26 de maio de 2011

Sentença judicial arrasa argumentos de Sócrates sobre espiões de São Bento

O caso diz respeito a uma queixa-crime contra um jornalista que denunciou a utilização das secretas pelo primeiro-ministro. O tribunal decidiu que a notícia não era difamatória, mas sim um trabalho jornalístico fundamentado sobre um assunto de interesse público.

Num estado de direito democrático, todas as matérias, mesmo as secretas, são escrutináveis.? Rui Patrício
A notícia de caiu como uma bomba em Fevereiro de 2006. o jornalista Rui Costa Pinto escrevia, na "Visão", que "o primeiro-ministro está a criar um novo núcleo de serviços de informação, não previsto na lei e sem controlo do parlamento", que estaria sob a sua dependência directa.
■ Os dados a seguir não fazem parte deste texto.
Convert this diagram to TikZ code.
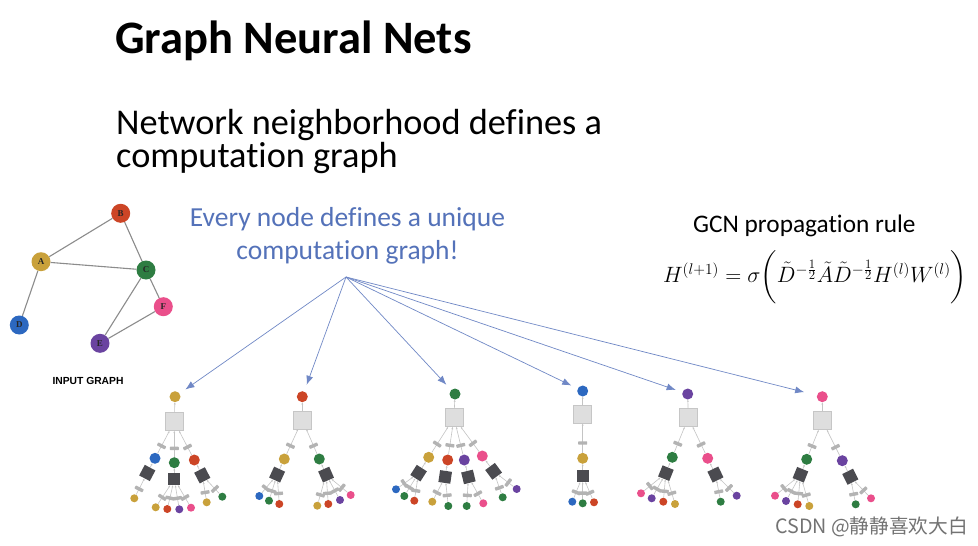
\documentclass[tikz,border=0pt]{standalone}
\usepackage{amsmath}
\usepackage{fontspec}
\setmainfont{Carlito}[Ligatures=NoCommon]
\newfontfamily\cjk{Noto Sans CJK SC}
\newfontfamily\arialf{Liberation Sans}
\newfontfamily\serf{Liberation Serif}
\usetikzlibrary{arrows.meta}
\definecolor{cgold}{HTML}{C9A13B}
\definecolor{cred}{HTML}{CC4526}
\definecolor{cgreen}{HTML}{2E7D42}
\definecolor{cblue}{HTML}{2C68C0}
\definecolor{cpurple}{HTML}{6A43A0}
\definecolor{cpink}{HTML}{EA4F8B}
\definecolor{bluetxt}{HTML}{5472B9}
\definecolor{arrblue}{HTML}{7088C6}
\definecolor{lboxfill}{HTML}{DEDEDE}
\definecolor{lboxdraw}{HTML}{C6C6C6}
\definecolor{dboxfill}{HTML}{4B4B50}
\definecolor{wfill}{HTML}{B3B3B3}
\definecolor{edgegray}{HTML}{C4C4C4}
\newcommand\ch[6]{%
  \node[cn=#2] (#1) at (#3,#4) {};
  \path (#5.center) -- (#1.center) node[dbox,sloped,pos=1.4] (#6) {};
  \draw[tedge] (#1) -- node[wrect,pos=.33] (#1w) {} (#5);
  \draw[tedge] (#6) -- (#1);}
\newcommand\lf[5]{%
  \node[lfn=#2] (#1) at (#3,#4) {};
  \draw[tedge] (#1) -- node[wrect,pos=.35] (#1w) {} (#5);}
\begin{document}
\begin{tikzpicture}[x=1pt,y=-1pt,
  cn/.style={circle,inner sep=0pt,minimum size=11pt,fill=#1},
  lfn/.style={circle,inner sep=0pt,minimum size=8pt,fill=#1},
  lbox/.style={rectangle,inner sep=0pt,minimum size=18pt,fill=lboxfill,draw=lboxdraw,line width=0.5pt},
  dbox/.style={rectangle,inner sep=0pt,minimum size=12pt,fill=dboxfill},
  wrect/.style={rectangle,sloped,inner sep=0pt,minimum width=3.4pt,minimum height=9pt,fill=wfill,rounded corners=0.6pt},
  tedge/.style={draw=edgegray,line width=0.6pt,-{Stealth[length=2.2pt,width=1.8pt]}},
  gnode/.style={circle,inner sep=0pt,minimum size=19pt,fill=#1,text=black!85,font=\serf\bfseries\fontsize{9}{10}\selectfont},
  gedge/.style={draw=black!45,line width=1.1pt},
  barrow/.style={draw=arrblue,line width=0.7pt,-{Latex[length=9pt,width=7pt]}}]
\useasboundingbox[fill=white] (0,0) rectangle (978,546);

% texts
\node[anchor=base west,inner sep=0pt,font=\bfseries\fontsize{46.5}{52}\selectfont] (title) at (115,53) {Graph Neural Nets};
\node[anchor=base west,inner sep=0pt,font=\fontsize{36.3}{42}\selectfont] (sub1) at (116,134.3) {Network neighborhood defines a};
\node[anchor=base west,inner sep=0pt,font=\fontsize{36.3}{42}\selectfont] (sub2) at (116,167) {computation graph};
\node[anchor=base,inner sep=0pt,text=bluetxt,font=\fontsize{27.5}{32}\selectfont] (ev1) at (347.5,226) {Every node defines a unique};
\node[anchor=base,inner sep=0pt,text=bluetxt,font=\fontsize{27.5}{32}\selectfont] (ev2) at (347.5,259) {computation graph!};
\node[anchor=base west,inner sep=0pt,font=\fontsize{25.3}{29}\selectfont] (gcn) at (693,232) {GCN propagation rule};
\node[inner sep=0pt,font=\fontsize{20.74}{25}\selectfont] (formula) at (815,277)
  {\scalebox{1.07}{$H^{(l+1)}=\sigma\biggl(\tilde{D}^{-\frac{1}{2}}\tilde{A}\tilde{D}^{-\frac{1}{2}}H^{(l)}W^{(l)}\biggr)$}};
\node[anchor=base west,inner sep=0pt,text=black!55,font=\cjk\fontsize{19.7}{22}\selectfont] (wm) at (775,533.3) {CSDN @静静喜欢大白};

% input graph
\node[gnode=cgold] (gA) at (41,261.7) {A};
\node[gnode=cred] (gB) at (120.7,213.3) {B};
\node[gnode=cgreen] (gC) at (146,270) {C};
\node[gnode=cpink] (gF) at (163.3,306.7) {F};
\node[gnode=cblue] (gD) at (19.3,325) {D};
\node[gnode=cpurple] (gE) at (100,343.3) {E};
\draw[gedge] (gA) -- (gB);
\draw[gedge] (gA) -- (gC);
\draw[gedge] (gA) -- (gD);
\draw[gedge] (gB) -- (gC);
\draw[gedge] (gC) -- (gE);
\draw[gedge] (gC) -- (gF);
\draw[gedge] (gE) -- (gF);
\node[inner sep=0pt,font=\arialf\bfseries\fontsize{10.3}{12}\selectfont] (ig) at (88,380.7) {INPUT GRAPH};

% tree 1
\node[cn=cgold] (t1r) at (175,396.7) {};
\node[lbox] (t1b) at (174.3,421.7) {};
\draw[tedge] (t1b) -- (t1r);
\ch{t1c1}{cblue}{155}{458.3}{t1b}{t1d1}
\ch{t1c2}{cgreen}{174.3}{462.7}{t1b}{t1d2}
\ch{t1c3}{cred}{194.3}{460}{t1b}{t1d3}
\lf{t1l1}{cgold}{134.3}{498.3}{t1d1}
\lf{t1l2}{cgold}{155.7}{507.3}{t1d2}
\lf{t1l3}{cred}{167.3}{509}{t1d2}
\lf{t1l4}{cpurple}{179.3}{509.3}{t1d2}
\lf{t1l5}{cpink}{191}{507.7}{t1d2}
\lf{t1l6}{cgold}{206.7}{502.3}{t1d3}
\lf{t1l7}{cgreen}{222.3}{496.7}{t1d3}

% tree 2
\node[cn=cred] (t2r) at (302.3,396.7) {};
\node[lbox] (t2b) at (302.3,420) {};
\draw[tedge] (t2b) -- (t2r);
\ch{t2c1}{cgold}{284.3}{459}{t2b}{t2d1}
\ch{t2c2}{cgreen}{319.3}{459}{t2b}{t2d2}
\lf{t2l1}{cblue}{259.3}{496}{t2d1}
\lf{t2l2}{cgreen}{269}{500.7}{t2d1}
\lf{t2l3}{cred}{279.3}{504}{t2d1}
\lf{t2l4}{cgold}{317.3}{505.7}{t2d2}
\lf{t2l5}{cred}{328.3}{504}{t2d2}
\lf{t2l6}{cpurple}{340}{500}{t2d2}
\lf{t2l7}{cpink}{350.7}{495}{t2d2}

% tree 3
\node[cn=cgreen] (t3r) at (455,394) {};
\node[lbox] (t3b) at (454,417.7) {};
\draw[tedge] (t3b) -- (t3r);
\ch{t3c1}{cgold}{428.7}{457.3}{t3b}{t3d1}
\ch{t3c2}{cred}{447.7}{460}{t3b}{t3d2}
\ch{t3c3}{cpurple}{464.3}{460}{t3b}{t3d3}
\ch{t3c4}{cpink}{482.3}{456}{t3b}{t3d4}
\lf{t3l1}{cblue}{396}{489.3}{t3d1}
\lf{t3l2}{cgreen}{404.3}{496}{t3d1}
\lf{t3l3}{cred}{414.3}{500.7}{t3d1}
\lf{t3l4}{cgold}{432.3}{501.7}{t3d2}
\lf{t3l5}{cgreen}{448.3}{506}{t3d2}
\lf{t3l6}{cgreen}{466.7}{506}{t3d3}
\lf{t3l7}{cpink}{483.3}{503.3}{t3d3}
\lf{t3l8}{cgreen}{502.7}{497.3}{t3d4}
\lf{t3l9}{cpurple}{516.7}{489}{t3d4}

% tree 4
\node[cn=cblue] (t4r) at (582.7,391) {};
\node[lbox] (t4b) at (582.7,414.3) {};
\draw[tedge] (t4b) -- (t4r);
\ch{t4c1}{cgold}{582.7}{458.3}{t4b}{t4d1}
\lf{t4l1}{cblue}{572.3}{501.7}{t4d1}
\lf{t4l2}{cgreen}{582.7}{503.3}{t4d1}
\lf{t4l3}{cred}{594}{502.3}{t4d1}

% tree 5
\node[cn=cpurple] (t5r) at (687.7,394) {};
\node[lbox] (t5b) at (688.3,417.7) {};
\draw[tedge] (t5b) -- (t5r);
\ch{t5c1}{cgreen}{672.3}{457.3}{t5b}{t5d1}
\ch{t5c2}{cpink}{707.7}{458.3}{t5b}{t5d2}
\lf{t5l1}{cpink}{641}{493.3}{t5d1}
\lf{t5l2}{cpurple}{651.7}{498.3}{t5d1}
\lf{t5l3}{cred}{663.3}{501.7}{t5d1}
\lf{t5l4}{cgold}{675}{504}{t5d1}
\lf{t5l5}{cgreen}{720.7}{501.7}{t5d2}
\lf{t5l6}{cpurple}{736.7}{495.7}{t5d2}

% tree 6
\node[cn=cpink] (t6r) at (822.3,396.7) {};
\node[lbox] (t6b) at (822.3,420.7) {};
\draw[tedge] (t6b) -- (t6r);
\ch{t6c1}{cgreen}{806.7}{459.3}{t6b}{t6d1}
\ch{t6c2}{cpurple}{842.3}{460.7}{t6b}{t6d2}
\lf{t6l1}{cpink}{775}{495.7}{t6d1}
\lf{t6l2}{cpurple}{786}{501}{t6d1}
\lf{t6l3}{cred}{797.7}{504.3}{t6d1}
\lf{t6l4}{cgold}{809.3}{506}{t6d1}
\lf{t6l5}{cgreen}{855.7}{504.3}{t6d2}
\lf{t6l6}{cpink}{871}{498.3}{t6d2}

% blue arrows
\coordinate (src) at (346,277);
\draw[barrow,shorten >=7pt] (src) -- (t1r);
\draw[barrow,shorten >=7pt] (src) -- (t2r);
\draw[barrow,shorten >=7pt] (src) -- (t3r);
\draw[barrow,shorten >=7pt] (src) -- (t4r);
\draw[barrow,shorten >=7pt] (src) -- (t5r);
\draw[barrow,shorten >=13pt] (src) -- (t6r);
\end{tikzpicture}
\end{document}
O texto viria a merecer uma queixa por difamação de José Sócrates e do então secretário-geral do Serviço de Informações da República Portuguesa (SIRP), Júlio Pereira, contra o jornalista e o director da revista "Visão", Pedro Camacho.

A decisão da juíza Graça Pissarra, dos juízos criminais de Lisboa, dá como provados, entre outros pontos, que "os despachos de nomeação dos membros do gabinete do secretário-geral do SIRP não foram publicados no Diário da República", que "à data da reportagem, já havia decorrido mais de um ano desde a publicação da lei orgânica n.o 4/2004, sem que, no entanto, tivesse sido elaborada e publicada a respectiva regulamentação", que "nos cinco meses anteriores à publicação, num processo de renovação dos serviços de informações, os directores do SIS e do SIED, bem como o director da DIMIL, foram substituídos", que a experiência dos directores escolhidos na área dos serviços secretos, "nomeadamente no que diz respeito a questões operacionais, não era relevante" e ainda que, quando o artigo saiu, o chefe de gabinete do secretário-geral do SIRP e principal assessor político do primeiro-ministro eram quadros provenientes do SIS".
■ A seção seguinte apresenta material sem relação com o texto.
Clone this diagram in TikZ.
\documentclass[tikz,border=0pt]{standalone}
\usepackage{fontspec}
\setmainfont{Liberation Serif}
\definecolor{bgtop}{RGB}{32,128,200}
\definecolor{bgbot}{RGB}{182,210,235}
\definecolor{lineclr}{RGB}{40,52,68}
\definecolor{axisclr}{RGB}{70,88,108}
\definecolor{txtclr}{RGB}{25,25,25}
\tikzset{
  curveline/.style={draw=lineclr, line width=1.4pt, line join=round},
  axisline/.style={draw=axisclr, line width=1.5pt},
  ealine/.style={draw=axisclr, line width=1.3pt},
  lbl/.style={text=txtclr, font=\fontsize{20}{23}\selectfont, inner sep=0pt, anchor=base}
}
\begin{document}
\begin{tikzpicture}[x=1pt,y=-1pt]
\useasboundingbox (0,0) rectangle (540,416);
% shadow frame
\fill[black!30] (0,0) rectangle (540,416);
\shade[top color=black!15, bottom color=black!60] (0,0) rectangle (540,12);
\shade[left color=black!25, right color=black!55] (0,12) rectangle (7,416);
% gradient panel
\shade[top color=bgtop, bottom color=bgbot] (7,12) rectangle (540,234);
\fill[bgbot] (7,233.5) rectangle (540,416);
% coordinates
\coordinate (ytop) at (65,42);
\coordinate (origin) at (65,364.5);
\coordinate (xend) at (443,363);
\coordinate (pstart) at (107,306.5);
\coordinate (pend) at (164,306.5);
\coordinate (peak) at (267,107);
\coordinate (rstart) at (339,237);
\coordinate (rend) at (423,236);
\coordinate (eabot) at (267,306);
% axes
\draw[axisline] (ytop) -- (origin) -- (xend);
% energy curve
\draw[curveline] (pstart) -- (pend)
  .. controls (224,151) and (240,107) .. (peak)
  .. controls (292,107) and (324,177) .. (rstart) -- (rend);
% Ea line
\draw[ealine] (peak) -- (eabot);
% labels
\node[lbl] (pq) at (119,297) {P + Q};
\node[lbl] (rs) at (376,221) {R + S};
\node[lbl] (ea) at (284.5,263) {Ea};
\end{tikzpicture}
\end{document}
Tudo "falso" Além do primeiro-ministro e de Júlio Pereira, os directores do SIS e do SIED, Antero Luís e Silva Carvalho, disseram ao tribunal, respectivamente, que a notícia era "pura invenção" e que o texto era "mau, infame e completamente falso". Jorge Bacelar Gouveia, que fazia parte do conselho de fiscalização das secretas, classificou a prosa como "falsa", o chefe de gabinete de Sócrates nessa altura, Luís Patrão, disse que "a capa da revista dava a ideia de que se iria criar uma polícia política que fazia lembrar a antiga PIDE", classificando a notícia como "falsa". Augusto Santos Silva testemunhou por escrito, "reputando como falsas as imputações constantes do texto". Alberto Martins referiu que o texto em apreço imputando a Sócrates a criação de uma nova secreta é "falso, atentatório da honra do visado" e, por último, Pedro Silva Pereira garantiu que "a notícia em causa é completa e grosseiramente falsa".

Apesar dos testemunhos de "peso", a juíza considerou que "não se afigura que as expressões do texto [...] atinjam a honra e consideração dos assistentes" (Sócrates e Júlio Pereira). Além de voltar a referir que a lei orgânica do SIRP "não se encontrava efectivamente regulamentada, Graça Pissara salienta que se mostrou pacífico que "o SIRP respondia directa e politicamente perante o primeiro- -ministro e funcionava na presidência do Conselho de Ministros e que destacadas personalidades, como sejam deputados da Assembleia da República, manifestavam, à época, reservas quanto à actividade fiscalizadora do conselho de fiscalização". Concluía que o próprio Bacelar Gouveia reconheceu a falta de experiência dos membros.

O advogado de defesa, Rui Patrício, disse ao i que a sentença é importante para a liberdade de imprensa e conclui que "num Estado de direito, todas as matérias, mesmo as secretas, são escrutináveis".